Rob Lowe, on the other hand, has shaped a slightly eccentric, funny characterization around the part of bumbling Baron Tusenbach; if he sounded more comfortable with his lines he would have come across very impressively.

Daniel Davis had the perfect style of delivery for his lines as Captain Solynoy, the Baron’s rival for Irina’s hand; but what may have been intended as a complicated characterization of an arrogant man was never fully achieved, in part because Davis was squeezed into an upstage corner for most of the first act and thus never brought into dramatic focus.

There was an impressive cohesiveness about the sisters themselves, reinforced by the impression that they weren’t compelled to act too “sisterly.” But, as was true of the production in general, there was no sense of direction and thus no sense of climax.

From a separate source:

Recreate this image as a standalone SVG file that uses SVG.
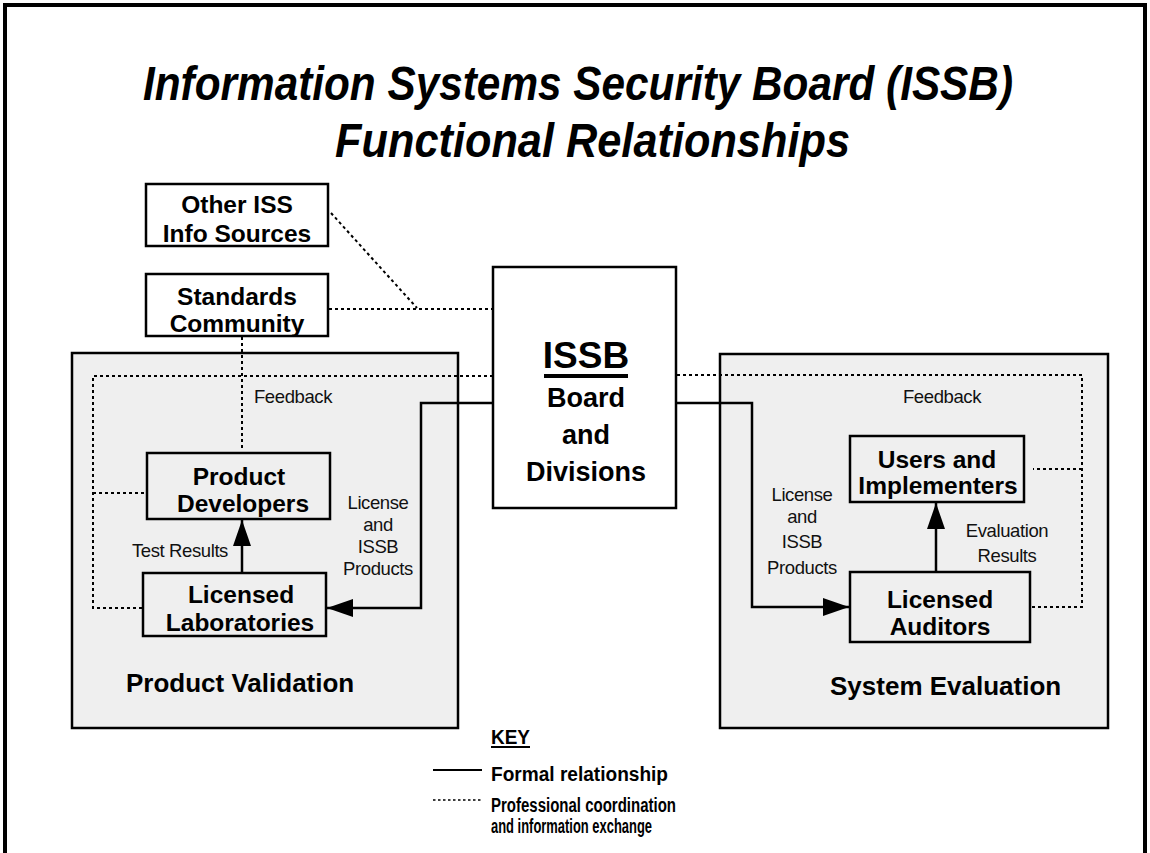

One characteristic that nicely reinforces a Chekhov character is irony, usually the philosophical province of the better-educated. Dr. Chebutykin (Louis Zorich) is given to ironic pronouncements about the uselessness of life, but Zorich did so without that sense of mocking detachment. There is an excellent example of that technique in Michael Redgrave’s performance of the title role in “Uncle Vanya,” a staged production luckily preserved on film.

Stephen Collins (as Andrei, brother to the sisters) and John Heard came closest to filling out complicated roles, possibly because the weaknesses written into their characters provide unexpected points of focus.

Those characters not given to self-reflection came across the more plausibly. Amy Van Norstrand’s Natasha was a perfectly-played harridan, while Frank Hamilton as the deaf messenger Ferapont and Anne Pitoniak as the aged nurse were both quite funny – and poignant.

It’s ironic that the Moscow Art Theatre, which premiered this play at the beginning of the century, should have given us the very-misunderstood Stanislavsky “method,” sending too many overconfident, shallow actors onto stage and screen. This ensemble is impressive in that there is talent at its core, but a talent that could use the true Moscow Art technique to bring a sense of ensemble to the stage, with well-thought-out characterizations and a touch of the turn-of-the-century acting style to enhance Chekhov’s difficult – and certainly not “naturalistic” – dialogue.

Psacharopoulos is to be commended for his love of the Russian’s work, but he must never let his standards flag. This “Three Sisters,” as good as it is, cries out to be so much better. It should have been the best thing to hit the area all summer.

“THE THREE SISTERS” by Anton Chekhov. Directed by Nikos Psacharopoulos. Produced by the Williamstown Theatre Festival. Settings by John Conklin. Costumes by Jess Goldstein. Lighting by Pat Collins. Movement by Alex Bloomstein. Performances at 5 and 9 p.m. tonight and Aug. 29 and at 8:30 p.m. Aug. 24-28.